The poor access to fertilisers is mainly due to the market cost and administrative difficulties in accessing subsidized fertilisers.
The Plants and Fertilizer Act passed by Parliament of Ghana in 2010, He said, has been promising in changing the face of the agricultural sector, which has the potential to strengthen both public and private channels through which farmers can access quality seeds and fertilizers.
Reiterating that, relying mainly on private control of the sector may destroy the gains made. Hence government involvement, with the aid of donors is critical for an effective alliance.
“The harmonisation of seed and fertiliser laws across the sub-region is an important prerequisite for effective development of input value chains needed to propel farmers’ uptake of modern inputs and technology across the sub-region”.
“Soil impoverishment is a major problem for agricultural productivity in Ghana. However, fertilizer use in the country is still limited and farmers generally are unable to access enough quantities of the commodity to enhance yields due to mainly to high prices and poor distribution systems”. Professor Yaro emphasized.
According to a survey done in 2016, only 59% of the farmers interviewed applied fertilizer on their farms. Farmers in the savannah zone of Ghana were more likely to apply fertiliser than their counterparts in the forest zone because most of the soils are degraded in the north.
“The proportion of farmers applying fertiliser was higher in the Upper East region with a percentage of 93.5%, followed by Northern region which is 87.5%, Brong Ahafo region also had 40.4% where Ashanti region recorded the lowest with 22.1%, whereas, Fertilizers were more likely to be applied in the cultivation of pepper with 100%, rice also hitting 84% and maize is 64%. State promoted export crops such as cocoa received special state support of fertilizers”. He revealed.
” A poor public and private extension system prevents the diffusion of modern innovation and the incentives to adopt modern varieties and farming practices, which are necessary for the survival of the private input value chains”.
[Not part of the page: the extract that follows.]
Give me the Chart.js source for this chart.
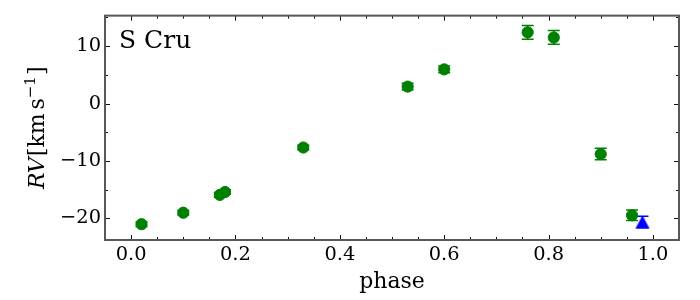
<!DOCTYPE html>
<html>
<head>
<meta charset="utf-8">
<script src="https://cdn.jsdelivr.net/npm/chart.js@4.4.1/dist/chart.umd.min.js"></script>
<style>
  html, body { margin: 0; padding: 0; background: #fff; }
  #wrap { width: 700px; height: 300px; }
</style>
</head>
<body>
<div id="wrap"><canvas id="rv-chart" width="700" height="300"></canvas></div>
<script>
// S Cru radial velocity curve, phase folded

// green points (circles)
const phase = [0.02, 0.10, 0.17, 0.18, 0.33, 0.53, 0.60, 0.76, 0.81, 0.90, 0.96];
const rv = [-21.0, -19.0, -15.9, -15.4, -7.65, 2.95, 5.95, 12.4, 11.5, -8.8, -19.45];
const rvErr = [0.4, 0.4, 0.4, 0.4, 0.4, 0.6, 0.6, 1.2, 1.2, 1.0, 0.9];

// blue point (triangle)
const triPhase = [0.98];
const triRv = [-20.6];
const triErr = [1.0];

const xTicks = [0.0, 0.2, 0.4, 0.6, 0.8, 1.0];
const yTicks = [-20, -10, 0, 10];
const xMinorStep = 0.05;
const yMinorStep = 5;
const starName = "S Cru";

const SERIF = '"DejaVu Serif", "Liberation Serif", serif';
const GREEN = "#008000";
const BLUE = "#0000ff";

// matplotlib-like "^" marker, centred on its bounding box
function triangleMarker(color) {
  const c = document.createElement("canvas");
  c.width = 16;
  c.height = 16;
  const g = c.getContext("2d");
  g.fillStyle = color;
  g.beginPath();
  g.moveTo(8, 1.5);
  g.lineTo(15, 14.5);
  g.lineTo(1, 14.5);
  g.closePath();
  g.fill();
  return c;
}

function minorValues(scale, step, majors) {
  const out = [];
  for (let k = Math.ceil(scale.min / step); k <= Math.floor(scale.max / step); k++) {
    const v = +(k * step).toFixed(6);
    if (!majors.some(m => Math.abs(m - v) < 1e-6)) out.push(v);
  }
  return out;
}

const errorBars = {
  id: "errorBars",
  beforeDatasetsDraw(chart) {
    const { ctx, scales: { x, y } } = chart;
    ctx.save();
    ctx.beginPath();
    ctx.rect(chart.chartArea.left, chart.chartArea.top, chart.chartArea.width, chart.chartArea.height);
    ctx.clip();
    chart.data.datasets.forEach(ds => {
      ctx.strokeStyle = ds.borderColor;
      ctx.lineWidth = 1.5;
      ds.data.forEach((p, i) => {
        const e = ds.errors[i];
        const px = x.getPixelForValue(p.x);
        const y0 = y.getPixelForValue(p.y - e);
        const y1 = y.getPixelForValue(p.y + e);
        ctx.beginPath();
        ctx.moveTo(px, y0);
        ctx.lineTo(px, y1);
        ctx.moveTo(px - 6, y0);
        ctx.lineTo(px + 6, y0);
        ctx.moveTo(px - 6, y1);
        ctx.lineTo(px + 6, y1);
        ctx.stroke();
      });
    });
    ctx.restore();
  }
};

function drawYTitle(ctx, cx, cy) {
  const size = 22;
  const reg = `${size}px ${SERIF}`;
  const parts = [
    { t: "RV", font: `italic ${size}px ${SERIF}`, gap: 0, dy: 0 },
    { t: "[km", font: reg, gap: 0.06 * size, dy: 0 },
    { t: "s", font: reg, gap: 0.17 * size, dy: 0 },
    { t: "\u22121", font: `${Math.round(size * 0.7)}px ${SERIF}`, gap: 0, dy: -0.42 * size },
    { t: "]", font: reg, gap: 0.05 * size, dy: 0 }
  ];
  let total = 0;
  parts.forEach(p => {
    ctx.font = p.font;
    p.w = ctx.measureText(p.t).width;
    total += p.gap + p.w;
  });
  ctx.save();
  ctx.translate(cx, cy);
  ctx.rotate(-Math.PI / 2);
  ctx.fillStyle = "#000";
  ctx.textBaseline = "alphabetic";
  ctx.textAlign = "left";
  let pos = -total / 2;
  parts.forEach(p => {
    pos += p.gap;
    ctx.font = p.font;
    ctx.fillText(p.t, pos, p.dy);
    pos += p.w;
  });
  ctx.restore();
}

const frame = {
  id: "frame",
  afterDraw(chart) {
    const { ctx, chartArea: a, scales: { x, y } } = chart;
    ctx.save();

    // inward ticks on all four sides
    ctx.strokeStyle = "#111";
    ctx.lineWidth = 1;
    const xMarks = (vals, len) => vals.forEach(v => {
      const px = Math.round(x.getPixelForValue(v)) + 0.5;
      ctx.beginPath();
      ctx.moveTo(px, a.bottom);
      ctx.lineTo(px, a.bottom - len);
      ctx.moveTo(px, a.top);
      ctx.lineTo(px, a.top + len);
      ctx.stroke();
    });
    const yMarks = (vals, len) => vals.forEach(v => {
      const py = Math.round(y.getPixelForValue(v)) + 0.5;
      ctx.beginPath();
      ctx.moveTo(a.left, py);
      ctx.lineTo(a.left + len, py);
      ctx.moveTo(a.right, py);
      ctx.lineTo(a.right - len, py);
      ctx.stroke();
    });
    xMarks(xTicks, 5);
    xMarks(minorValues(x, xMinorStep, xTicks), 3);
    yMarks(yTicks, 5);
    yMarks(minorValues(y, yMinorStep, yTicks), 3);

    // spines
    ctx.strokeStyle = "#585858";
    ctx.lineWidth = 2;
    ctx.strokeRect(a.left, a.top, a.width, a.height);

    // star name
    ctx.fillStyle = "#000";
    ctx.font = `25px ${SERIF}`;
    ctx.textAlign = "left";
    ctx.textBaseline = "alphabetic";
    ctx.fillText(starName, a.left + 14, a.top + 32.5);

    ctx.restore();

    drawYTitle(ctx, 44, (a.top + a.bottom) / 2);
  }
};

const minusFmt = v => (v < 0 ? "\u2212" + Math.abs(v) : String(v));

new Chart(document.getElementById("rv-chart"), {
  type: "scatter",
  data: {
    datasets: [
      {
        label: "RV",
        data: phase.map((p, i) => ({ x: p, y: rv[i] })),
        errors: rvErr,
        pointStyle: "circle",
        pointRadius: 5.6,
        borderWidth: 1,
        backgroundColor: GREEN,
        borderColor: GREEN
      },
      {
        label: "RV (other)",
        data: triPhase.map((p, i) => ({ x: p, y: triRv[i] })),
        errors: triErr,
        pointStyle: triangleMarker(BLUE),
        pointRadius: 8,
        backgroundColor: BLUE,
        borderColor: BLUE
      }
    ]
  },
  options: {
    responsive: false,
    animation: false,
    events: [],
    layout: { padding: { top: 15, right: 21, left: 0, bottom: 0 } },
    plugins: {
      legend: { display: false },
      tooltip: { enabled: false }
    },
    scales: {
      x: {
        type: "linear",
        min: -0.05,
        max: 1.05,
        afterBuildTicks: s => { s.ticks = xTicks.map(v => ({ value: v })); },
        afterFit: s => { s.height = 60; },
        grid: { display: false, drawTicks: false },
        border: { display: false },
        ticks: {
          color: "#000",
          padding: 3,
          maxRotation: 0,
          font: { family: SERIF, size: 19.4 },
          callback: v => v.toFixed(1)
        },
        title: {
          display: true,
          text: "phase",
          color: "#000",
          font: { family: SERIF, size: 22 },
          padding: { top: 0, bottom: 5 }
        }
      },
      y: {
        type: "linear",
        min: -23.75,
        max: 15.3,
        afterBuildTicks: s => { s.ticks = yTicks.map(v => ({ value: v })); },
        afterFit: s => { s.width = 105; },
        grid: { display: false, drawTicks: false },
        border: { display: false },
        ticks: {
          color: "#000",
          padding: 4,
          font: { family: SERIF, size: 19.4 },
          callback: minusFmt
        }
      }
    }
  },
  plugins: [errorBars, frame]
});
</script>
</body>
</html>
Though the good intentions of state policies, He said, have not translated into a booming agricultural sector due to poor financing and ineffective strategies. Policy needs to take into consideration the characteristics of the individual farmers, the type of crops grown, the scale of operation, and the level of development and integration into global markets. Specific interventions, rather than only broad strategies will serve best in enhancing productivity based on the different needs and capacities.
Professor Joseph Yaro therefore recommended that, partnership with the private sector to distribute fertiliser should include a price regulation system of maximum ceilings to prevent them from overpricing following negotiated lower bulk purchase prices and transport agreements. Also a system of ensuring nationwide standard pricing must be instituted during annual meetings between the state and private stakeholders
“Government also needs to formulate appropriate strategies and implementation capacities to translate the laudable policies into reality. Adequate resources for implementation are critical, given the high levels of poverty and illiteracy among farmers, the role of the state in the diffusion of innovation is paramount. Hence the state must work with the private sector in making inputs and technical knowledge available to farmers”. He stated.
Also, Collaboration with neighbouring countries for research into new appropriate crop varieties and methods of cultivation is needed to reduce the financial challenges in funding public institutions. The resultant division of labour and massive funding will also help with alignment of policies across the sub-region.
MOFA and NGOs should aim at forming Farmer Based Organisations for the production of seeds with a national cooperative and credit union umbrella to regulate, promote, finance and enhance a local seed industry. He added.